* [GIVEN INSTRUCTION] Nothing but the lines from the top of the data to the line holding "from matplotlib.lines import Line2D" should be printed, word for word and both ends included; leave the pictures out.

* [DATA EXTRACT]
-------------------------

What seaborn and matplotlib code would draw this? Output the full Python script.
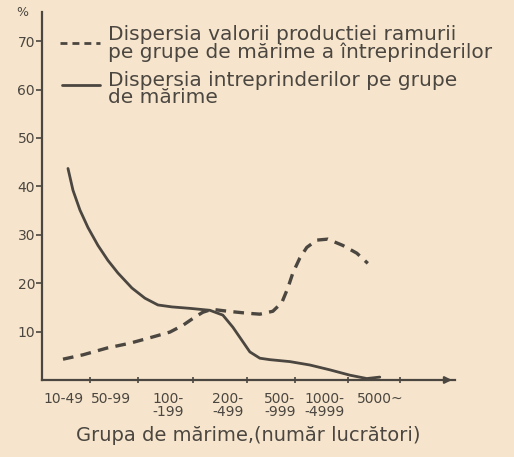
import numpy as np
import pandas as pd
import seaborn as sns
import matplotlib.pyplot as plt
from matplotlib.lines import Line2D

# group labels on the x axis and where they sit
groups = ["10-49", "50-99", "100-\n-199", "200-\n-499", "500-\n-999", "1000-\n-4999", "5000~"]
group_pos = [0.44, 1.38, 2.52, 3.72, 4.76, 5.66, 6.76]
tick_marks = [0.96, 1.92, 3.02, 4.10, 5.06, 6.12, 7.16]

# dispersia intreprinderilor (solid)
firms_x = [0.52, 0.62, 0.76, 0.92, 1.12, 1.32, 1.52, 1.80, 2.06, 2.32, 2.60,
           2.96, 3.36, 3.62, 3.82, 4.00, 4.16, 4.36, 4.56, 4.96, 5.36, 5.76,
           6.16, 6.50, 6.76]
firms_y = [43.7, 39.2, 35.1, 31.5, 27.8, 24.7, 22.1, 19.0, 16.9, 15.5, 15.1,
           14.8, 14.4, 13.4, 10.9, 8.2, 5.8, 4.5, 4.2, 3.8, 3.1, 2.1,
           1.0, 0.3, 0.6]

# dispersia valorii productiei (dashed)
prod_x = [0.42, 0.82, 1.30, 1.76, 2.22, 2.56, 2.82, 3.06, 3.22, 3.40, 3.72,
          4.10, 4.36, 4.62, 4.80, 4.92, 5.02, 5.16, 5.30, 5.50, 5.72, 6.02,
          6.30, 6.52]
prod_y = [4.3, 5.2, 6.6, 7.6, 8.9, 9.9, 11.3, 13.0, 14.0, 14.6, 14.2,
          13.8, 13.6, 14.2, 16.0, 19.0, 22.1, 25.2, 27.4, 28.9, 29.1, 27.8,
          26.2, 24.1]

paper = "#f6e5cc"
ink = "#4b4640"

sns.set_style("ticks")
plt.rcParams["font.family"] = ["DejaVu Sans"]
plt.rcParams["text.color"] = ink
plt.rcParams["axes.labelcolor"] = ink
plt.rcParams["xtick.color"] = ink
plt.rcParams["ytick.color"] = ink

fig = plt.figure(figsize=(5.14, 4.57), dpi=100, facecolor=paper)
ax = fig.add_axes([0.0817, 0.1685, 0.803, 0.805])
ax.set_facecolor(paper)

df_firms = pd.DataFrame({"poz": firms_x, "val": firms_y})
df_prod = pd.DataFrame({"poz": prod_x, "val": prod_y})

sns.lineplot(data=df_firms, x="poz", y="val", ax=ax, color=ink, lw=2.0, sort=False)
sns.lineplot(data=df_prod, x="poz", y="val", ax=ax, color=ink, lw=2.4, sort=False,
             linestyle=(0, (3.2, 2.2)))
for ln in ax.lines:
    ln.set_solid_joinstyle("round")
    ln.set_dash_joinstyle("round")

ax.set_xlim(0, 8.26)
ax.set_ylim(0, 76)
sns.despine(ax=ax)
for s in ["left", "bottom"]:
    ax.spines[s].set_color(ink)
    ax.spines[s].set_linewidth(1.6)

ax.set_yticks([10, 20, 30, 40, 50, 60, 70])
ax.tick_params(axis="y", length=4, width=1.2, labelsize=10, pad=1)

ax.set_xticks(group_pos)
ax.set_xticklabels(groups, linespacing=0.9)
ax.set_xticks(tick_marks, minor=True)
ax.tick_params(axis="x", which="major", length=0, labelsize=10, pad=9)
ax.tick_params(axis="x", which="minor", length=4, width=1.2, direction="inout")

ax.set_xlabel("Grupa de mărime,(număr lucrători)", fontsize=14, labelpad=5)
ax.set_ylabel("")

# arrow at the end of the x axis
ax.annotate("", xy=(1.0, 0), xytext=(0.97, 0), xycoords="axes fraction",
            arrowprops=dict(arrowstyle="-|>", color=ink, lw=1.6, mutation_scale=10))

fig.text(0.043, 0.972, "%", fontsize=9, ha="center", va="center")

# hand-drawn style legend
fig.add_artist(Line2D([0.117, 0.195], [0.906, 0.906], color=ink, lw=2.0,
                      linestyle=(0, (2.5, 1.8))))
fig.add_artist(Line2D([0.121, 0.195], [0.814, 0.814], color=ink, lw=2.0))
fig.text(0.210, 0.945, "Dispersia valorii productiei ramurii\npe grupe de mărime a întreprinderilor",
         fontsize=14.5, va="top", ha="left", linespacing=0.88)
fig.text(0.210, 0.845, "Dispersia intreprinderilor pe grupe\nde mărime",
         fontsize=14.5, va="top", ha="left", linespacing=0.88)

fig.savefig("out.png", dpi=100, facecolor=paper)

-------------------------

* [WRITTEN SOLUTION]
What seaborn and matplotlib code would draw this? Output the full Python script.
import numpy as np
import pandas as pd
import seaborn as sns
import matplotlib.pyplot as plt
from matplotlib.lines import Line2D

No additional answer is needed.